Tenderness as method
Despite the gravity of its themes, The Beauty of the Donkey is never a heavy film. There is great tenderness in Dea Gjinovci’s gaze, especially towards her father. This tenderness does not erase the tensions; it allows them to be observed without unnecessary brutality.
Asllan appears in turn as a witness, a storyteller, a wounded man, and sometimes someone trapped inside his own memories. The director never reduces him to a symbolic figure of exile. She allows him his humour, his hesitations and his contradictions. That is what makes the film so human.

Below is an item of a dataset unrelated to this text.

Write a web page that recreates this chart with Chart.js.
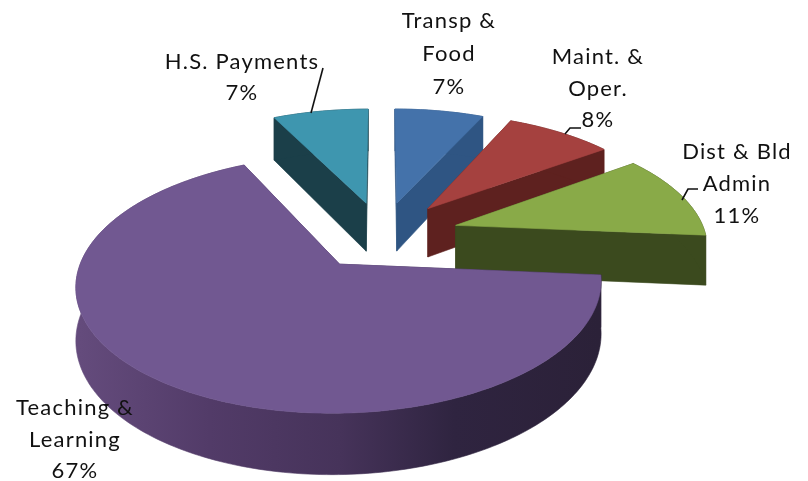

The title itself, The Beauty of the Donkey, says something about this approach. There is something modest, almost anti-spectacular, in the figure of the donkey. In contrast to grand heroic narratives, the film pays attention to details: an animal in a stable, a house rebuilt through memory, a fruit, a voice, a sentence. Through these simple elements, history becomes tangible again.
A return without closure
Seen at the goEast festival, The Beauty of the Donkey fits perfectly into a programme attentive to the memories of Central, Eastern and Southeastern Europe. The film does not try to explain everything about Kosovo, and perhaps that is what makes it so accurate. It does not turn the country into a mere backdrop for war or trauma. It presents it as a space of life, memory, contradictions and impossible returns.
The film resonates strongly through its ability to connect an individual trajectory with political history, while also speaking to broader experiences of migration, diaspora and return. It reminds us that post-conflict societies cannot be understood only through agreements, borders or institutions, but also through intimate stories, family inheritances and transmitted silences.
The Beauty of the Donkey is a discreet but deeply affecting film. It tells the story of a father and daughter, but also of the way history enters families and continues to shape subsequent generations. By filming her own father’s return to Kosovo, Dea Gjinovci transforms a personal journey into a wider reflection on exile, migration and collective memory. Through this return, she offers a sensitive and political work, in which memory appears in all its fragility: painful, incomplete, but necessary.
The Beauty of the Donkey (2025) was screened as part of the 2026 goEast Festival of Central and Eastern European Film.